14th March 2004, 6:04 PM
Quote:Oh man, that is such a laughable thing to say I'm not sure if you're joking or not. You seriously must not have played a racing game before 1998 if you honestly believe that. Ever played a little game by the name Destruction Derby before? It came out before Rush and featured (among other things), low gravity and big jumps throughout the race course. BAR's level of gravity more closely matches that than the more exaggerated Rush. Rush did not invent high-flying! And as for shortcuts, please don't tell me you think Rush invented shortcuts of any kind! Go back and play the early Mario Kart games, the NFS games, the Ridge Racer games, the Jet Moto games, the V-Rally games, and about a hundred other racing games that came before shitty Rush!

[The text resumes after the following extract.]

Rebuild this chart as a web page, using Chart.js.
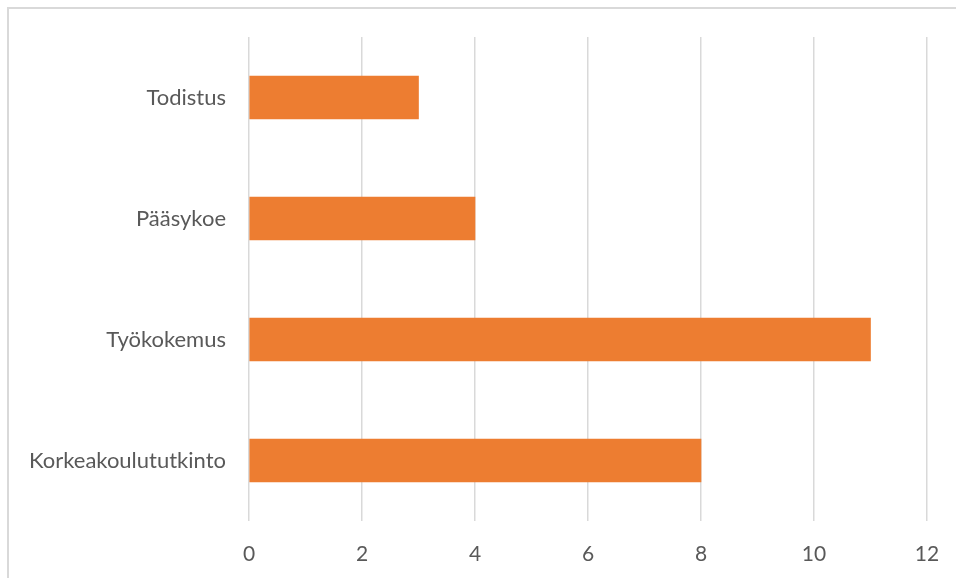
<!DOCTYPE html>
<html>
<head>
<meta charset="utf-8">
<script src="https://cdn.jsdelivr.net/npm/chart.js@4/dist/chart.umd.min.js"></script>
<style>
  html, body { margin: 0; padding: 0; background: #fff; overflow: hidden; }
  .frame {
    position: absolute; left: 7px; top: 7px; width: 970px; height: 600px;
    border: 2px solid #d9d9d9; box-sizing: border-box;
  }
  .wrap { position: absolute; left: 0; top: 0; width: 956px; height: 578px; }
</style>
</head>
<body>
<div class="frame"></div>
<div class="wrap"><canvas id="bar-chart"></canvas></div>
<script>
// Horizontal bars, top to bottom
const categories = ["Todistus", "Pääsykoe", "Työkokemus", "Korkeakoulututkinto"];
const counts = [3, 4, 11, 8];
const xTicks = [0, 2, 4, 6, 8, 10, 12];

const textColor = "#595959";
const gridColor = "#d9d9d9";

const barChart = new Chart("bar-chart", {
  type: "bar",
  data: {
    labels: categories,
    datasets: [
      {
        data: counts,
        backgroundColor: "#ED7D31",
        borderWidth: 0,
        barThickness: 43
      }
    ]
  },
  options: {
    indexAxis: "y",
    responsive: true,
    maintainAspectRatio: false,
    animation: false,
    layout: {
      padding: { left: 0, top: 37, right: 29, bottom: 0 }
    },
    scales: {
      x: {
        min: 0,
        max: 12,
        afterBuildTicks: (scale) => {
          scale.ticks = xTicks.map(v => ({ value: v }));
        },
        afterFit: (scale) => {
          scale.height = 57;
          // don't let the last tick label push the plot area in
          scale.paddingLeft = 0;
          scale.paddingRight = 0;
        },
        grid: {
          color: gridColor,
          lineWidth: 1.5,
          drawTicks: false
        },
        border: { display: false },
        ticks: {
          color: textColor,
          padding: 21,
          font: { family: "Lato", size: 21 }
        }
      },
      y: {
        afterFit: (scale) => { scale.width = 249; },
        grid: { display: false, drawTicks: false },
        border: { display: false },
        ticks: {
          color: textColor,
          padding: 23,
          font: { family: "Lato", size: 22 }
        }
      }
    },
    plugins: {
      legend: { display: false },
      tooltip: { enabled: false }
    }
  }
});
</script>
</body>
</html>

Hmm... I played the PC demo of Destruction Derby. It was really, really, hard. It did have some jumps, yes, but shortcuts like that? Again, they bear a strong resemblance to Rush shortcuts and it's not a cooincidence I'm sure.
I haven't played most of those games you mention but Mario Kart did not have lots of shortcuts... at least not that type... and NFS? You must be joking! That has very few of them, and you stick to the road almost all the time...

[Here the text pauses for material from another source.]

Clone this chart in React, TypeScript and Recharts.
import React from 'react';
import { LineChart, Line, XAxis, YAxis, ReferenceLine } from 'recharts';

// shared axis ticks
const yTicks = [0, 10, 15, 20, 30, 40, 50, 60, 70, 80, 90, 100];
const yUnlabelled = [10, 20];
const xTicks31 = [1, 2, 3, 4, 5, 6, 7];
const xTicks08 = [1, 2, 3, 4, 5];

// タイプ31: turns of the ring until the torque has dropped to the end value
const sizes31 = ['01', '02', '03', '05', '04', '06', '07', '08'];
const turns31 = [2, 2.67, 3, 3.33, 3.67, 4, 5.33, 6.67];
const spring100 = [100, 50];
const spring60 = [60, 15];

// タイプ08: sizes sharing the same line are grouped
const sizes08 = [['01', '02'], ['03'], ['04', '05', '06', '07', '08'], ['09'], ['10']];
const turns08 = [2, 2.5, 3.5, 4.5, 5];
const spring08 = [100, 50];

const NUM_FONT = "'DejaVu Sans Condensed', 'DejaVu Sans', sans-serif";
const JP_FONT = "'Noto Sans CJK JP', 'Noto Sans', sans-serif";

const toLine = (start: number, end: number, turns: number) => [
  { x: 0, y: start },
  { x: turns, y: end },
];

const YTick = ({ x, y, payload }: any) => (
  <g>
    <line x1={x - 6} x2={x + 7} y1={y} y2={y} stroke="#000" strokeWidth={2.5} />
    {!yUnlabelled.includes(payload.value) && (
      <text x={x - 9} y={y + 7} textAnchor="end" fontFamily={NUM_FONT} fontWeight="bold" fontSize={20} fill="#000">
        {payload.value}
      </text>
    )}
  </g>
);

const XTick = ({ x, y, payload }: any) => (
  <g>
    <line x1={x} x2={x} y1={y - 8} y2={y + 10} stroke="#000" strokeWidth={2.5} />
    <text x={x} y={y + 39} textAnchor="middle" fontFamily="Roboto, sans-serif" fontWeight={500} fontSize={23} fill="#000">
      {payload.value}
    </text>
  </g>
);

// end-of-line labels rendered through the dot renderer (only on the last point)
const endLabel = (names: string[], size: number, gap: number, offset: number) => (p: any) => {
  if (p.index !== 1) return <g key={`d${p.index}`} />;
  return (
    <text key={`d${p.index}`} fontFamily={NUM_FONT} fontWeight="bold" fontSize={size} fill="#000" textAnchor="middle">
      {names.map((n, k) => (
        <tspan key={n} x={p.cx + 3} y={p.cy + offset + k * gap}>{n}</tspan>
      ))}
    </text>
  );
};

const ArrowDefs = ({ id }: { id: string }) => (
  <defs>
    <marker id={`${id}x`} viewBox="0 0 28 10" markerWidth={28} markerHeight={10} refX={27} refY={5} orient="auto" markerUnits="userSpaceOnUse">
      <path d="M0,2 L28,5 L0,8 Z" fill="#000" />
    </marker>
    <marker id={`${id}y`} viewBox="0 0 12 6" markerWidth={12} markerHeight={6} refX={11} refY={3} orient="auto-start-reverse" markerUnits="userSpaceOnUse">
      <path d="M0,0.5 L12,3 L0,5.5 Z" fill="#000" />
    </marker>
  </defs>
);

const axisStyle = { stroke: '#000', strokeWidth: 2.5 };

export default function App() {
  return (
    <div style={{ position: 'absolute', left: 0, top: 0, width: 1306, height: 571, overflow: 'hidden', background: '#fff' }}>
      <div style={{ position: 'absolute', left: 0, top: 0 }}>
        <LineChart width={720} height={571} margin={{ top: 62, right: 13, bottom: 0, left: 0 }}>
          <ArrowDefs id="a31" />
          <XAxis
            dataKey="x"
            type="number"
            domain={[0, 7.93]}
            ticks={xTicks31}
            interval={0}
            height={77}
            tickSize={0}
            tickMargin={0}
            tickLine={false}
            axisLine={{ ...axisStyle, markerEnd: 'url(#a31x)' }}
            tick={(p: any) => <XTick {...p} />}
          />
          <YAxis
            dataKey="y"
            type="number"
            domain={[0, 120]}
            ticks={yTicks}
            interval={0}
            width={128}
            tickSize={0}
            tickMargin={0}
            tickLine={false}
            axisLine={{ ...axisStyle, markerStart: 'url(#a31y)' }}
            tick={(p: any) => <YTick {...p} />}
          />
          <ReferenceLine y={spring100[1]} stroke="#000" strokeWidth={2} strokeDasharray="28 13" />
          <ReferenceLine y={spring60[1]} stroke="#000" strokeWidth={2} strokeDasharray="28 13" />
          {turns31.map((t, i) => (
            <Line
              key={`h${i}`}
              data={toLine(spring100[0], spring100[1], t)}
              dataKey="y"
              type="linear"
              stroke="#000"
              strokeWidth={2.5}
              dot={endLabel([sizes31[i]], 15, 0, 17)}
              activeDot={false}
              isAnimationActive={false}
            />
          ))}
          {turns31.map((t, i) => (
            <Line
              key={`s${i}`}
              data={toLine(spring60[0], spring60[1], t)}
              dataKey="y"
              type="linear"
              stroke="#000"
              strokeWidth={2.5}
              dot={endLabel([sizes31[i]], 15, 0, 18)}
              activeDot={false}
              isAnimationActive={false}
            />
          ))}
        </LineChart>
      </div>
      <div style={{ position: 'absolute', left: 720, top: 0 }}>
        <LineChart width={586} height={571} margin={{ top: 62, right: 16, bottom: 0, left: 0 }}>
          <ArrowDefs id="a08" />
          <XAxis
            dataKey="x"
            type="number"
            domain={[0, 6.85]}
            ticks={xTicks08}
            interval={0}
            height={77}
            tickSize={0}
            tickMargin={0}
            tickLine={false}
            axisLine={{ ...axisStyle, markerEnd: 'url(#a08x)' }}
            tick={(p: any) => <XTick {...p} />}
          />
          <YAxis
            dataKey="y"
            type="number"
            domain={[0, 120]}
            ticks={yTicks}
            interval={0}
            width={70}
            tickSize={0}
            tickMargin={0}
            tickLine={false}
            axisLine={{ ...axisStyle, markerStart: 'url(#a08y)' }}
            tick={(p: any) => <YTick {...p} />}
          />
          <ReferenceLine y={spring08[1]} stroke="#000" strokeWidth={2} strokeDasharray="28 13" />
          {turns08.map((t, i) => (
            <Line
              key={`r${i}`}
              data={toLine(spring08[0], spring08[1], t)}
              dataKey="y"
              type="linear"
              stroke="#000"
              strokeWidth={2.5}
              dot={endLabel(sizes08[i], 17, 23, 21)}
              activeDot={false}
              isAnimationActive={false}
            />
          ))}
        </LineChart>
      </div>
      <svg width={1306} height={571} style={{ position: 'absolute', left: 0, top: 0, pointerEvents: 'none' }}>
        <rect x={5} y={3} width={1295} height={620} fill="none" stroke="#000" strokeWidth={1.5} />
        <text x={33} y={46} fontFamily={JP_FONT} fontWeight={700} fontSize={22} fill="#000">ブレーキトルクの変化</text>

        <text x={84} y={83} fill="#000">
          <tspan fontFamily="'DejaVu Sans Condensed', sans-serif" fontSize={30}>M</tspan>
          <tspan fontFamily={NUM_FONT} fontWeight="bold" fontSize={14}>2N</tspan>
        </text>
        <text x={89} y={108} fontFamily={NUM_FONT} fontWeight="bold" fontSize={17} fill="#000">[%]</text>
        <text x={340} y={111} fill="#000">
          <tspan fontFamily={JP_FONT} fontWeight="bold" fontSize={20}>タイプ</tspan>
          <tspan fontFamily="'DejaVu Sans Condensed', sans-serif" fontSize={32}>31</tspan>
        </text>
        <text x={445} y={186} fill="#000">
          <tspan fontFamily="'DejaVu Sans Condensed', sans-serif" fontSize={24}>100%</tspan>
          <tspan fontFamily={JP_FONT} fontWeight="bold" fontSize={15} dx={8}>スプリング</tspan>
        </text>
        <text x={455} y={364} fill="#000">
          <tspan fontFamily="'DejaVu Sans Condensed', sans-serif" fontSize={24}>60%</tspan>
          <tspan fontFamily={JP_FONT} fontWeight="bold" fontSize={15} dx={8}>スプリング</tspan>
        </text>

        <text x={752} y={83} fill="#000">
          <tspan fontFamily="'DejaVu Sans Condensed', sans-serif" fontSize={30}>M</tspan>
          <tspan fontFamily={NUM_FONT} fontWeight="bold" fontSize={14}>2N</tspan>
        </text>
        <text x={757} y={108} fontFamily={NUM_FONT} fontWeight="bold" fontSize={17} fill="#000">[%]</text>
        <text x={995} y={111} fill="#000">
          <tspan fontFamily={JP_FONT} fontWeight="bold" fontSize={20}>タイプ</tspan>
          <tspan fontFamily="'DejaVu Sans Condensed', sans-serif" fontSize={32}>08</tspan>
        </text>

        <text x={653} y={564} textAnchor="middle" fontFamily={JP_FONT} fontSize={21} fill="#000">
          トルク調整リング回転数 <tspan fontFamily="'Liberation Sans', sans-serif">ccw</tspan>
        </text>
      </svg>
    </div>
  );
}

I didn't say Rush invented it. It just did that 'lots of really cool shortcuts' thing in a way no game had done before. You can't deny that! It did! And BAR is OBVIOUSLY emulating it! I don't see why it's even a question... BAR is NFS crossed with Rush. And is a solid game with flaws.
Oh, for another great (non-futuristic) racing game, I really liked Speed Busters (pc)... aka Speed Devils (dreamcast). Much better than (its contemporary) NFSIII, IMO...
Quote:The controls are still terribly floaty and the car physics aren't even unreallstic good.
Thank you for helping to prove my point.
Quote:Exactly, Enter the Matrix is also a love/hate thing and we all know how terrible it is. Like Rush.
But it didn't get good reviews from ... just about anywhere! "love" requires good and bad scores. It got almost all bad ones. Rush had a much higher proportion of high scores. Very different.